§ REQUIRED TASK
Go through the material and write it all out exactly, minus the pictures.

§ INFORMATION SUPPLIED

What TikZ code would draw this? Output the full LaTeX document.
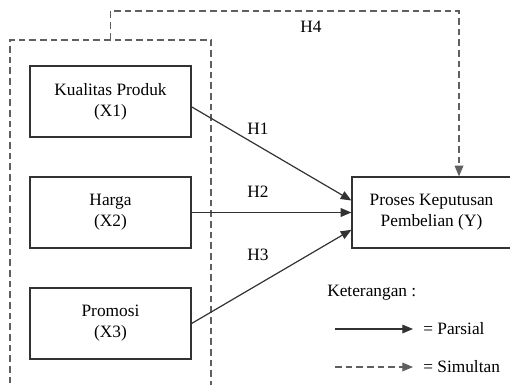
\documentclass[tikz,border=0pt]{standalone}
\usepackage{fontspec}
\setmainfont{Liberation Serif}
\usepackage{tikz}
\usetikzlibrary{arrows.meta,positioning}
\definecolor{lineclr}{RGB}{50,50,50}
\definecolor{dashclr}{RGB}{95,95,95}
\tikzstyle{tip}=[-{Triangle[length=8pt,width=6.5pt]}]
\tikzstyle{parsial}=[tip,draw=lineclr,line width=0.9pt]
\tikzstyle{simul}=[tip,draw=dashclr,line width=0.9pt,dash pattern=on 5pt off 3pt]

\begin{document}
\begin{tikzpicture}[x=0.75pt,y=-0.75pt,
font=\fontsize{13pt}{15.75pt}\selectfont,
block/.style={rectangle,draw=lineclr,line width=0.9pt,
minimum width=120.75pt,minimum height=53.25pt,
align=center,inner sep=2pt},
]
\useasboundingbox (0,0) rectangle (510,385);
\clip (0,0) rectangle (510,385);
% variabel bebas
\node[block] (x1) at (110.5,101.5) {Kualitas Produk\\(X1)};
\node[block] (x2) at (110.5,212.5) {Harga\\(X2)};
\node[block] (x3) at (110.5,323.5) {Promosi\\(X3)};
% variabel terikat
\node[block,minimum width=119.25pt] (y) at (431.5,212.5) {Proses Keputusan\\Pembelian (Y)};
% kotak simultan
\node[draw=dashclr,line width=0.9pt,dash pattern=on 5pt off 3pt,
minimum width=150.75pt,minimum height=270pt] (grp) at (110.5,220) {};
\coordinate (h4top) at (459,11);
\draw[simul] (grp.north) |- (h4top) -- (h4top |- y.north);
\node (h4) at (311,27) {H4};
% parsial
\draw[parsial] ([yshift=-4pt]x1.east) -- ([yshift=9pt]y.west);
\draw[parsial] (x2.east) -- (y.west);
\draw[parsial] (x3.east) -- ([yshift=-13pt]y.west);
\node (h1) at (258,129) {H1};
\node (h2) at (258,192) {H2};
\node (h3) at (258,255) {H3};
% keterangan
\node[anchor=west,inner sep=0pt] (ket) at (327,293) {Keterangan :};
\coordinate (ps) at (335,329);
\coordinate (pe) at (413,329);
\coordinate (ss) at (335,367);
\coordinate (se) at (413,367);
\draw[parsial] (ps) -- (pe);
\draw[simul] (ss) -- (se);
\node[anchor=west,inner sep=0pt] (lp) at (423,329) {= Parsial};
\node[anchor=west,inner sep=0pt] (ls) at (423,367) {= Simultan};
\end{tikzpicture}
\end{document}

§ SOLUTION FOR THIS TASK
What TikZ code would draw this? Output the full LaTeX document.
\documentclass[tikz,border=0pt]{standalone}
\usepackage{fontspec}
\setmainfont{Liberation Serif}
\usepackage{tikz}
\usetikzlibrary{arrows.meta,positioning}
\definecolor{lineclr}{RGB}{50,50,50}
\definecolor{dashclr}{RGB}{95,95,95}
\tikzstyle{tip}=[-{Triangle[length=8pt,width=6.5pt]}]
\tikzstyle{parsial}=[tip,draw=lineclr,line width=0.9pt]
\tikzstyle{simul}=[tip,draw=dashclr,line width=0.9pt,dash pattern=on 5pt off 3pt]

\begin{document}
\begin{tikzpicture}[x=0.75pt,y=-0.75pt,
font=\fontsize{13pt}{15.75pt}\selectfont,
block/.style={rectangle,draw=lineclr,line width=0.9pt,
minimum width=120.75pt,minimum height=53.25pt,
align=center,inner sep=2pt},
]
\useasboundingbox (0,0) rectangle (510,385);
\clip (0,0) rectangle (510,385);
% variabel bebas
\node[block] (x1) at (110.5,101.5) {Kualitas Produk\\(X1)};
\node[block] (x2) at (110.5,212.5) {Harga\\(X2)};
\node[block] (x3) at (110.5,323.5) {Promosi\\(X3)};
% variabel terikat
\node[block,minimum width=119.25pt] (y) at (431.5,212.5) {Proses Keputusan\\Pembelian (Y)};
% kotak simultan
\node[draw=dashclr,line width=0.9pt,dash pattern=on 5pt off 3pt,
minimum width=150.75pt,minimum height=270pt] (grp) at (110.5,220) {};
\coordinate (h4top) at (459,11);
\draw[simul] (grp.north) |- (h4top) -- (h4top |- y.north);
\node (h4) at (311,27) {H4};
% parsial
\draw[parsial] ([yshift=-4pt]x1.east) -- ([yshift=9pt]y.west);
\draw[parsial] (x2.east) -- (y.west);
\draw[parsial] (x3.east) -- ([yshift=-13pt]y.west);
\node (h1) at (258,129) {H1};
\node (h2) at (258,192) {H2};
\node (h3) at (258,255) {H3};
% keterangan
\node[anchor=west,inner sep=0pt] (ket) at (327,293) {Keterangan :};
\coordinate (ps) at (335,329);
\coordinate (pe) at (413,329);
\coordinate (ss) at (335,367);
\coordinate (se) at (413,367);
\draw[parsial] (ps) -- (pe);
\draw[simul] (ss) -- (se);
\node[anchor=west,inner sep=0pt] (lp) at (423,329) {= Parsial};
\node[anchor=west,inner sep=0pt] (ls) at (423,367) {= Simultan};
\end{tikzpicture}
\end{document}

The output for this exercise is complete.